Mechanical Keyboards for Flow State: Does Sound Affect Focus?
The Click-Clack Hypothesis: More Than Just Noise
Ever catch yourself in the zone, typing away, and the rhythmic tap of your keys is the only sound in your world? That's the promise. We chase flow state, that hyper-productive groove where time melts away. We buy noise-canceling headphones, declutter our desks, swear off notifications. But what about the tool you touch most? The keyboard. Could its sound be more than feedback? Could it actually be the metronome for your mind?

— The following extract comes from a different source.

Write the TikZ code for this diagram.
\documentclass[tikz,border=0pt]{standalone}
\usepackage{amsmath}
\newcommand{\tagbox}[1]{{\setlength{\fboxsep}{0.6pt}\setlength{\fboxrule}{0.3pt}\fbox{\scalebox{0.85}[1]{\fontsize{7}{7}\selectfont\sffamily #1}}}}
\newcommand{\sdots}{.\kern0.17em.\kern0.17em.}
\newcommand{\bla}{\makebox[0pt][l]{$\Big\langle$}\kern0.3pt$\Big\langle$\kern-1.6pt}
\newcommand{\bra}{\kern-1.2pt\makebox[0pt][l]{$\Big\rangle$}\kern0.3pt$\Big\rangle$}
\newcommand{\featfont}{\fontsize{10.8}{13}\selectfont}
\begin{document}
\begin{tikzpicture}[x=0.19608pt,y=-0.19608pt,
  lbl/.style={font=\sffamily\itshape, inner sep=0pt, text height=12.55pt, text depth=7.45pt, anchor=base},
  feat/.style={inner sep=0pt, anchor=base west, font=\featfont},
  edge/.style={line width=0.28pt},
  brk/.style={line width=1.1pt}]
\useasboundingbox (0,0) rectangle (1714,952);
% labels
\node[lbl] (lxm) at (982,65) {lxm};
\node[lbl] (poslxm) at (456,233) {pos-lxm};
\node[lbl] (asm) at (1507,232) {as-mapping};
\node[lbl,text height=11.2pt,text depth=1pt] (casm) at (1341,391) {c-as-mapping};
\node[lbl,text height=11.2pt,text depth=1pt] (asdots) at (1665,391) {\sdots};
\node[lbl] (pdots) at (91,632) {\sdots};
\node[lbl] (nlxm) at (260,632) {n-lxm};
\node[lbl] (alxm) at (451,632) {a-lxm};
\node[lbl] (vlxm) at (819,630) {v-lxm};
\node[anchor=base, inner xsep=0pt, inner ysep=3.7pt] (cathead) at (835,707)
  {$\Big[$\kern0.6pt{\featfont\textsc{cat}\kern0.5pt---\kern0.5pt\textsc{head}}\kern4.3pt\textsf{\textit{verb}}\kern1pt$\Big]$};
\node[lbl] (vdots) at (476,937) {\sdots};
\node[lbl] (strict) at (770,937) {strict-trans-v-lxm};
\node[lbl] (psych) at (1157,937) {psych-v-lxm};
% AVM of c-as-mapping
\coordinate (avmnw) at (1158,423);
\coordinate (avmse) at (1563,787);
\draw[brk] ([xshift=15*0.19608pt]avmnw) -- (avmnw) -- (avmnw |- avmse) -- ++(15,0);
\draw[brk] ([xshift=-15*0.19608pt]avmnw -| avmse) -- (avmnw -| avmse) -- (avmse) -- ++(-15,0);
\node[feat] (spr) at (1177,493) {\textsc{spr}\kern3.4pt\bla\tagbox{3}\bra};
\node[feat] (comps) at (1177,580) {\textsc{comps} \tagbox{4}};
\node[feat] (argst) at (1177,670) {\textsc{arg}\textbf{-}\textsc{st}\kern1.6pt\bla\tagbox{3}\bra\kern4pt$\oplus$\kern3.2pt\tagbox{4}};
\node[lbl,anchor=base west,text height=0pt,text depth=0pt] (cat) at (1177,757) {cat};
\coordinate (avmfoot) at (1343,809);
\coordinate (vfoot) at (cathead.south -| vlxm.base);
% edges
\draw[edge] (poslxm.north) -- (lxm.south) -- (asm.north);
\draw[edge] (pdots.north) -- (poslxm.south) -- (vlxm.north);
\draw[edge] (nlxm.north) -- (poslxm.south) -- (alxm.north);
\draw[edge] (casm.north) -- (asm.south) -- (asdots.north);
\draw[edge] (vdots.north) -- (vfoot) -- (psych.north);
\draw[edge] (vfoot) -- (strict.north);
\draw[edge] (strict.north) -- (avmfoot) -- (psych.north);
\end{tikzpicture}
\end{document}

The Weird Science of Sound and Stubborn Focus
Here's the thing. Our brains are pattern-seeking machines in a noisy world. When you're coding, writing, or analyzing data, you're building a fragile mental construct. Ambient chatter, a phone ping, a slamming door—they’re cognitive burglars. They smash the window. But a consistent, predictable sound? It can become a fence. The tactile bump and the accompanying sound of a mechanical switch create a tight, instant feedback loop. Your brain stops wondering "did that keypress register?" It knows. That certainty is a tiny cognitive tax refund. It frees up space to just think.
Red vs. Blue vs. Brown: Picking Your Auditory Footprint
Not all clacks are created equal. If you're new to this, the lingo matters. "Clicky" switches (like Blues) give you a loud, satisfying *clickity-clack*. Tactile but loud. "Tactile" switches (like Browns) have a softer bump without the loud click—more of a *thock*. "Linear" switches (like Reds) are smooth and quiet, just a soft *shush* as they bottom out. The clicky ones are for the die-hards, the solo warriors in home offices. They’re an auditory declaration of work happening. The tactile and linear folks are the library scholars, keeping the noise to a personal murmur. There’s no "best." There's only what doesn’t pull you out of your own head.

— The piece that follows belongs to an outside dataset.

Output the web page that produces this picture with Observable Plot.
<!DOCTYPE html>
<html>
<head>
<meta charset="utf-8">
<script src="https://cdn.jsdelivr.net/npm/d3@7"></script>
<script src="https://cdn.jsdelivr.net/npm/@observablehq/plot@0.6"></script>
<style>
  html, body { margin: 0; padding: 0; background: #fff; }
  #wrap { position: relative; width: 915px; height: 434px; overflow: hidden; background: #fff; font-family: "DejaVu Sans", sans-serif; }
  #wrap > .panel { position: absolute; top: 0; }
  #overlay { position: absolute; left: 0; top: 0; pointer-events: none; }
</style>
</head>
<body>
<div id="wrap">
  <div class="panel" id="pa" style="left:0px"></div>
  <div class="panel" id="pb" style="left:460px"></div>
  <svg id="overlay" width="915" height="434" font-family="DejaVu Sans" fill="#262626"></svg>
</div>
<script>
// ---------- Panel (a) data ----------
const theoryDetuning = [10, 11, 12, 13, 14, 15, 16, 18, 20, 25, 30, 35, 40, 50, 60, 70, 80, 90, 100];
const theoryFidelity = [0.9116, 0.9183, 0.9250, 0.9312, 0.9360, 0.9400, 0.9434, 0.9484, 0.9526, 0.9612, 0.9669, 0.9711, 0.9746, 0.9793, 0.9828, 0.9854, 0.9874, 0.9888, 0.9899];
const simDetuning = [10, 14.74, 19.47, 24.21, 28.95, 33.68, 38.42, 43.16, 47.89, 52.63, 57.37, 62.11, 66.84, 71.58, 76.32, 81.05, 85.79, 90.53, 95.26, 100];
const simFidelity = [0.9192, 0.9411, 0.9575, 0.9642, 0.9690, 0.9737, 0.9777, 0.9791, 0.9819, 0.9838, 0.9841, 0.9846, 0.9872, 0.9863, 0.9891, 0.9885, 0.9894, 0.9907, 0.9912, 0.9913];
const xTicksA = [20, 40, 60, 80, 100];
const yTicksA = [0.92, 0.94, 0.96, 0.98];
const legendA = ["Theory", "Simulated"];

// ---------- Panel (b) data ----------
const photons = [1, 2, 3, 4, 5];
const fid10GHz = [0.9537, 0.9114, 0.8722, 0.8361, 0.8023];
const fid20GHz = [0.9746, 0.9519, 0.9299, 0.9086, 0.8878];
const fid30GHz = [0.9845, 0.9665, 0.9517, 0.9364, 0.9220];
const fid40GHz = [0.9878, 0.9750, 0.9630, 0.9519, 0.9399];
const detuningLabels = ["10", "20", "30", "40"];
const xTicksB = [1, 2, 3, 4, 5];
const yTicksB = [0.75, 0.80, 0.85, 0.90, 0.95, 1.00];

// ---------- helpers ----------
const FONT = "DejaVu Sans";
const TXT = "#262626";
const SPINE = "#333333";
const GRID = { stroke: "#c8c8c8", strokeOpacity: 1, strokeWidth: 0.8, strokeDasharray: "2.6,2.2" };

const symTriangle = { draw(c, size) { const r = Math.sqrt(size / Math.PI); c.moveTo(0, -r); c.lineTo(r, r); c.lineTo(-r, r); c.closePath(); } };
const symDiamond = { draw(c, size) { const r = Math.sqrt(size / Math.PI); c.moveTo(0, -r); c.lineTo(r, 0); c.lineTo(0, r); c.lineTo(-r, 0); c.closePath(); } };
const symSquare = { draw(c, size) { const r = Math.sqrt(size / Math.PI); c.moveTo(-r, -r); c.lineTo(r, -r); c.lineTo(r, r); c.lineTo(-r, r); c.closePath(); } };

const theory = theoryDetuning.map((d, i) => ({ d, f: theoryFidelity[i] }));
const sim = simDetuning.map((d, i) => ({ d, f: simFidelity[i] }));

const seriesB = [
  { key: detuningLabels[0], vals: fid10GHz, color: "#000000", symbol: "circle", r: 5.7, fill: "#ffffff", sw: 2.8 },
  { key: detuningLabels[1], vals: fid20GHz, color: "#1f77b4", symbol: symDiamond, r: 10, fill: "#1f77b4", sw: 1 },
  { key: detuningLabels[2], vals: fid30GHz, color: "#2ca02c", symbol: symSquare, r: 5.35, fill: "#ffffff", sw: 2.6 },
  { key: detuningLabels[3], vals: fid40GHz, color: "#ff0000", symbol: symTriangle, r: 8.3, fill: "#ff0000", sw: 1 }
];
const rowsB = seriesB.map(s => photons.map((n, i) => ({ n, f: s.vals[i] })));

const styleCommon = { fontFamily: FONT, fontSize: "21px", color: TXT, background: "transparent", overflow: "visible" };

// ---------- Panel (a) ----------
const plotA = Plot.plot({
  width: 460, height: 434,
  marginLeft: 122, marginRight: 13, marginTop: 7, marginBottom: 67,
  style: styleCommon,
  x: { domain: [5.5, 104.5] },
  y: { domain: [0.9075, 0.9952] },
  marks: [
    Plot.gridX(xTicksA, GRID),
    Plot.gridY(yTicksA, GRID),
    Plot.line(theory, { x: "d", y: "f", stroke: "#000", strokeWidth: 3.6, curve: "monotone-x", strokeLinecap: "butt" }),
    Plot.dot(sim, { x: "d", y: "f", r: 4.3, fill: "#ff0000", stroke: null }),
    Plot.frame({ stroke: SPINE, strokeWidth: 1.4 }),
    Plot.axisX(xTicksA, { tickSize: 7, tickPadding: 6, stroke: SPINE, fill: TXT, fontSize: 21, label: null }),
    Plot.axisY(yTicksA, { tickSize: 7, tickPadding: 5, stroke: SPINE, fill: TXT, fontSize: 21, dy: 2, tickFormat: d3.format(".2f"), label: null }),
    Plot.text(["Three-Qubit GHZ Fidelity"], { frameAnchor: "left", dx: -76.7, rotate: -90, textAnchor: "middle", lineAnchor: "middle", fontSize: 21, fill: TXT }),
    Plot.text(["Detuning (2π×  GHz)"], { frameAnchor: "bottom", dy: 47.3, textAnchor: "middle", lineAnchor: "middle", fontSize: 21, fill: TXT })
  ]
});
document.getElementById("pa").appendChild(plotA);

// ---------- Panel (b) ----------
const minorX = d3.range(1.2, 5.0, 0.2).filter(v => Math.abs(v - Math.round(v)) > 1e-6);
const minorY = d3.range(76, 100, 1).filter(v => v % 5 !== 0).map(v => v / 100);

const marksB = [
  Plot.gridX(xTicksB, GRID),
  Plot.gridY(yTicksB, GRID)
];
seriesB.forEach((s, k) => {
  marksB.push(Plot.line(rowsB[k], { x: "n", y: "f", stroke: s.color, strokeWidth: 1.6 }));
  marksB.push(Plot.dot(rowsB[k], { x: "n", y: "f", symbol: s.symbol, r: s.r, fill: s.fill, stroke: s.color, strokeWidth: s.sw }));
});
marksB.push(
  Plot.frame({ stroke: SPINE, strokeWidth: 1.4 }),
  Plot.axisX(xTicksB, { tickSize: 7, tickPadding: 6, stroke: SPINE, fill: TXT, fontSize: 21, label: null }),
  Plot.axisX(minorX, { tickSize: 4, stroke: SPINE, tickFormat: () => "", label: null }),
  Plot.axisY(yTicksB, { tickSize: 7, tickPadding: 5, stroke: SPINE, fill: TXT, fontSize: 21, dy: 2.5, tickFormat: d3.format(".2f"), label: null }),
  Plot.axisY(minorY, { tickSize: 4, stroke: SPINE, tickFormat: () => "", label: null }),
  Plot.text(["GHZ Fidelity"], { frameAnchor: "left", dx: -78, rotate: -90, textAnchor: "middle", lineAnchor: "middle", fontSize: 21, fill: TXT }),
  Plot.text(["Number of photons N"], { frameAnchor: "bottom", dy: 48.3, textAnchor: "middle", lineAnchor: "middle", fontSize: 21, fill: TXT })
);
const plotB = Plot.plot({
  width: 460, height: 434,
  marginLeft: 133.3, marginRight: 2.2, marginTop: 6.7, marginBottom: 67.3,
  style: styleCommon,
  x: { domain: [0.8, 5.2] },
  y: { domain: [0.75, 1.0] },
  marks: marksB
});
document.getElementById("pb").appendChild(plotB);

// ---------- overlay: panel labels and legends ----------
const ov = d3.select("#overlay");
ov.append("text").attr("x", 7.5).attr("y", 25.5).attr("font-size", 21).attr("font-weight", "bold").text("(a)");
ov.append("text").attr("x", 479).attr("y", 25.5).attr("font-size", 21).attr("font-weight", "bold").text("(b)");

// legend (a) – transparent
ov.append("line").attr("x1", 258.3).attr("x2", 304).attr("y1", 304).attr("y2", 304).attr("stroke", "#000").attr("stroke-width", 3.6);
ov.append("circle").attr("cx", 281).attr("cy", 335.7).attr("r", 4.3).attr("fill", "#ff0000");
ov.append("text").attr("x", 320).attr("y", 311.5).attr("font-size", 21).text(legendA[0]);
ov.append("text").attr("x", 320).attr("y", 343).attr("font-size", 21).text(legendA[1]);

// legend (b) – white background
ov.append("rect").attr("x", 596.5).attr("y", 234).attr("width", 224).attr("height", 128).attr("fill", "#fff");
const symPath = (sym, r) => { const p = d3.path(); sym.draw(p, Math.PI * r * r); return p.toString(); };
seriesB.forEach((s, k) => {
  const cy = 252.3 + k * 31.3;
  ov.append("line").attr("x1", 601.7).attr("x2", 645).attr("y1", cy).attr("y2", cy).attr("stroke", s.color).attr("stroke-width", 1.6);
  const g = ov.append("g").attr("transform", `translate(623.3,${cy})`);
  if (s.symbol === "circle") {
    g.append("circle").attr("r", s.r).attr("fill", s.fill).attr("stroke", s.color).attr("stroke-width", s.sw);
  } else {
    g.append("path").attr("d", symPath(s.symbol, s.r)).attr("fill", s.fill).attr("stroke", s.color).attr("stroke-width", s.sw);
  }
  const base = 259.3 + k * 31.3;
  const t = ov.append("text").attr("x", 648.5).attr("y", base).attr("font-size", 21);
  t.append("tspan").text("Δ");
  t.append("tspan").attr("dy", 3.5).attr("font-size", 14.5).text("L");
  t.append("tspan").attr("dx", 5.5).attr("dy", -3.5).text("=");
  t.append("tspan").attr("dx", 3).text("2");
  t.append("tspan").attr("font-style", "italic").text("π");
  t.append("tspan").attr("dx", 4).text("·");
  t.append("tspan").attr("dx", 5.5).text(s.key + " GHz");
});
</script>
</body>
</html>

My Desk, My Rules: Building a Sonic Sanctuary
I switched to a tactile keyboard about three years ago. Game changer? Maybe. But it felt like trading in a spongy rental car for a sports car with actual steering feel. The sound was mine. It carved out a little bubble of focus in a shared space. It became a ritual sound. Laptop keyboards are mushy and silent; they're for consumption. My mechanical board is for creation. Its sound tells my brain, "Okay, we're working now." Your mileage will vary. A partner or coworker might want to murder you for the noise. That’s a real cost. But if you have the space to own your sonic environment, it’s worth a shot. Honestly, the hunt for the perfect switch is half the fun. And the other half is the work you actually get done.